Two weeks ago, I had a chat on WVIK with David Millage, former Iowa state representative and chair of the Scott County Republican Party. He had recently resigned his chairmanship in the wake of criticism after calling for President Trump’s impeachment.
The criticism was sharp and personal; even coming from friends he had made in a lifetime of service to the G.O.P. He was not alone. Those in Congress who voted for Trump’s impeachment or conviction have also been roundly rebuked or subject to formal party censure.
A comment from David Bell, a county official in Pennsylvania who castigated Sen. Pat Toomey for voting for impeachment, was telling: "We did not send him there to vote his conscience. We did not send him there to do the right thing or whatever he said he was doing. We sent him there to represent us."
That "us" is to be found, not only in the various groups that make up Trump’s base, but also in the formal structure of the party, from city and county level to state and national. How did the Grand Old Party become the Trump Party? The transition from G.O.P. to T.P. has flummoxed old-line Republican stalwarts who now question their future association.
Polls measuring approval of the former president remain high in spite of his scandalous incitement to insurrection. It is hard to imagine a more impeachable crime. Even after voting for acquittal, Senate Minority Leader Mitch McConnell was scathing in denouncing Trump for his actions, but the response to his and others' condemnations has made barely a ripple in the ratings.
There is still a sizable number of voters who continue to believe in the Big Lie about the election being stolen. No one familiar with the process can possibly buy into such a fable. At every step of the process, in every precinct, representatives of both parties were close observers and, apart from a few minor glitches, nothing illegal or fraudulent has been found.
Trump's reaction is understandable. He cannot stand being a "loser." He has suffered many losses in his career, but has always found a way to interpret them as wins. This one was too public and verifiable to explain away, so he simply lied, over and over again. His ego is too fragile for him to be seen as anything other than a "killer," his father’s term for someone who always prevails.
But how to explain why most of the 74 million who voted for him accepted such a fantasy as fact? Why is their adherence to him almost religious in its fervor? Will the Republican Party be able to recover its standing as the sober, conservative anchor of our democracy or will it reshape itself as the voice of white autocratic nationalism?
In our conversation, Millage reminded me of many Illinois Republican senators I served with from 1972 to 1980: solid, responsible and reasonable. I differed with them from time to time, but was able to vote with them in committee and in session when we agreed, and had support for some of my bills from some of the most conservative.
But the contemporary Republican Party has been changed from top to bottom. It has left some of its most prominent and effective members alarmed and isolated. Is this what they signed on for?

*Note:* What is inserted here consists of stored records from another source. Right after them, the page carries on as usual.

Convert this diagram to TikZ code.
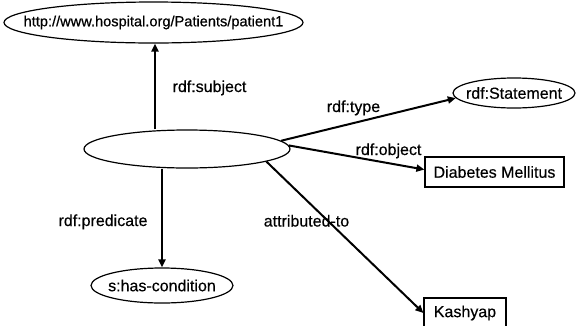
\documentclass[tikz,border=0pt]{standalone}
\usepackage{fontspec}
\setmainfont{Liberation Sans}[FakeBold=0.35]
\usetikzlibrary{arrows.meta,shapes.geometric}
\begin{document}
\begin{tikzpicture}[x=1pt,y=-1pt,
  every node/.style={font=\fontsize{16}{19}\selectfont},
  res/.style={ellipse, draw, line width=1.2pt, inner sep=0pt},
  lit/.style={rectangle, draw, line width=1.2pt, inner sep=0pt},
  prop/.style={line width=2pt, -{Triangle[length=8pt,width=7pt]}},
  plabel/.style={anchor=base, inner sep=0pt}]
% canvas
\fill[white] (0,0) rectangle (576,325);
\clip (0,0) rectangle (576,325);

% resources and literals
\node[res, minimum width=299pt, minimum height=41pt,
      font=\fontsize{14.6}{18}\selectfont\addfontfeature{FakeBold=0.6}] (url) at (153.5,22.5)
      {\makebox[0pt]{http://www.hospital.org/Patients/patient1}};
\node[res, minimum width=206pt, minimum height=38pt] (stmt) at (187,149) {};
\node[res, minimum width=122pt, minimum height=30pt] (type) at (514,93)
      {\makebox[0pt]{rdf:Statement}};
\node[res, minimum width=142pt, minimum height=35pt] (cond) at (162,285.5)
      {\makebox[0pt]{s:has-condition}};
\node[lit, minimum width=139pt, minimum height=30pt] (diab) at (494.5,172)
      {Diabetes Mellitus};
\node[lit, minimum width=82pt, minimum height=30pt] (kash) at (465,313)
      {Kashyap};

% property labels
\node[plabel] (lsubj) at (209.5,92) {rdf:subject};
\node[plabel] (ltype) at (353.5,112) {rdf:type};
\node[plabel] (lobj)  at (388.5,155) {rdf:object};
\node[plabel] (lpred) at (103,226) {rdf:predicate};
\node[plabel] (lattr) at (306.5,226.5) {attributed-to};

% properties of the reified statement
\draw[prop] ([xshift=1.5pt]stmt.north -| url) -- ([xshift=1.5pt]url.south);
\draw[prop] (stmt.south -| cond) -- (cond.north);
\draw[prop] (stmt.5) -- (type.185);
\draw[prop] (stmt.2) -- (diab.178);
\draw[prop] (stmt.-9) -- (kash.west);
\end{tikzpicture}
\end{document}
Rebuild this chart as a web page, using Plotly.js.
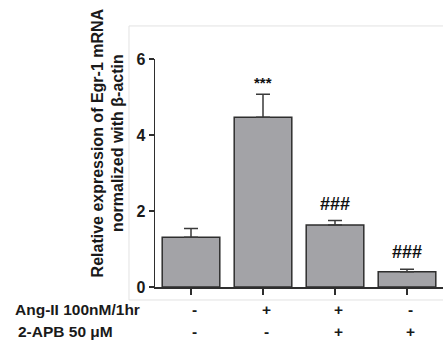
<!DOCTYPE html>
<html>
<head>
<meta charset="utf-8">
<script src="https://cdn.plot.ly/plotly-3.0.1.min.js"></script>
<style>html,body{margin:0;padding:0;background:#fff;}#chart{width:443px;height:344px;}</style>
</head>
<body>
<div id="chart"></div>
<script>
const groups = ['G1', 'G2', 'G3', 'G4'];
const angII = ['-', '+', '+', '-'];
const apb = ['-', '-', '+', '+'];
const values = [1.31, 4.47, 1.63, 0.40];
const errors = [0.23, 0.60, 0.12, 0.07];
const marks = ['', '***', '###', '###'];
const rowLabels = ['Ang-II 100nM/1hr', '2-APB 50 \u03bcM'];
const yTicks = [0, 2, 4, 6];

const FONT = 'Liberation Sans, Arial, sans-serif';

const trace = {
  type: 'bar',
  x: groups,
  y: values,
  width: 0.8,
  marker: {color: '#a3a3a7', line: {color: '#2e2e2e', width: 1.5}},
  error_y: {type: 'data', array: errors, arrayminus: groups.map(() => 0), symmetric: false,
            color: '#3a3a3a', thickness: 1.5, width: 7},
  hoverinfo: 'skip'
};

const annotations = [];
// Y-axis title
annotations.push({
  xref: 'paper', yref: 'paper', x: -0.165, y: 0.632,
  text: 'Relative expression of Egr-1 mRNA<br>normalized with \u03b2-actin',
  textangle: -90, showarrow: false, xanchor: 'center', yanchor: 'middle',
  font: {family: FONT, size: 16, color: '#1a1a1a', weight: 'bold'}
});
// significance marks
marks.forEach((m, i) => {
  if (!m) return;
  const isStar = m.indexOf('*') >= 0;
  annotations.push({
    xref: 'x', yref: 'y', x: groups[i], y: values[i] + errors[i],
    text: m, showarrow: false, xanchor: 'center', yanchor: 'bottom',
    yshift: isStar ? 1 : 5,
    font: {family: FONT, size: isStar ? 15 : 18, color: '#111111', weight: 'bold'}
  });
});
// treatment rows
const rowY = [-0.0965, -0.197];
const rowX = [-0.493, -0.483];
[angII, apb].forEach((row, r) => {
  annotations.push({
    xref: 'paper', yref: 'paper', x: rowX[r], y: rowY[r],
    text: rowLabels[r], showarrow: false, xanchor: 'left', yanchor: 'middle',
    font: {family: FONT, size: 15.5, color: '#1a1a1a', weight: 'bold'}
  });
  row.forEach((s, i) => {
    annotations.push({
      xref: 'x', yref: 'paper', x: groups[i], y: rowY[r],
      text: s, showarrow: false, xanchor: 'center', yanchor: 'middle', xshift: 3,
      font: {family: FONT, size: 15.5, color: '#1a1a1a', weight: 'bold'}
    });
  });
});

const layout = {
  width: 443, height: 344,
  margin: {l: 155, r: 0, t: 59, b: 57},
  paper_bgcolor: '#ffffff', plot_bgcolor: '#ffffff',
  showlegend: false,
  bargap: 0.2,
  xaxis: {
    type: 'category', range: [-0.5, 3.5], showgrid: false, zeroline: false,
    showline: true, linecolor: '#2e2e2e', linewidth: 1.5,
    ticks: 'outside', ticklen: 6, tickwidth: 1.5, tickcolor: '#2e2e2e',
    showticklabels: false, fixedrange: true
  },
  yaxis: {
    range: [0, 6], tickvals: yTicks, ticktext: yTicks.map(String),
    showgrid: false, zeroline: false,
    showline: true, linecolor: '#2e2e2e', linewidth: 1.5,
    ticks: 'outside', ticklen: 5, tickwidth: 1.5, tickcolor: '#2e2e2e',
    tickfont: {family: FONT, size: 16, color: '#1a1a1a', weight: 'bold'},
    fixedrange: true
  },
  shapes: [{
    type: 'rect', xref: 'paper', yref: 'paper', x0: -0.0903, x1: 1.02, y0: -0.057, y1: 1.145,
    line: {color: '#e2e2e2', width: 1}, fillcolor: 'rgba(0,0,0,0)', layer: 'below'
  }],
  annotations: annotations
};

Plotly.newPlot('chart', [trace], layout, {staticPlot: true, displayModeBar: false});
</script>
</body>
</html>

You have only to look at Iowa to gauge the contrast. It is one of 17 states wholly under Republican control, something that was achieved as part of Charles Koch’s drive to reshape government. Furious at having to pay huge fines for pollution, he set out to move the country back to the kind of autocracy we experienced over a century ago, enlisting his wealthy friends to finance amenable candidates at every level of government. Iowa is one of his most recent acquisitions.
Koch was no fan of Trump, but accepted him as someone who would give the wealthy a tax break and subvert government, especially the pesky Environmental Protection Agency which had cost him so much money. At the same time, evangelical leaders such as Pat Robertson and Jerry Falwell, nervous about protecting their IRS charitable tax exemptions, stirred their followers to become politically active and quickly made common cause with Koch’s allies.
Add to these unusual bedfellows, the Tea Party (another beneficiary of Koch’s largesse) and the various domestic terrorist groups that multiplied during the Obama presidency, and you have the core of a very different Republican Party. Traditional Republicans voted with them; it remains to be seen what they will do in the future.
It will also be interesting to see what happens in Iowa. The Legislature, like Koch, accepted candidate Trump, but has gone beyond its sponsor in devotion, dedicated to limiting voting, restricting abortion, aiding private schools, and refusing to wear face masks. Gov. Kim Reynolds, mimicking Trumpian behavior, has been hesitant and erratic is dealing with the pandemic, earning such snarky titles as "Covid Kim" and "the Kim Reaper."
"Country Club" Republican rule has yielded to discontented and angry populists in Rock Island and "Iowa nice" Scott County. How long will it take them to realize that the T.P. may serve their anger and fears, but not their needs?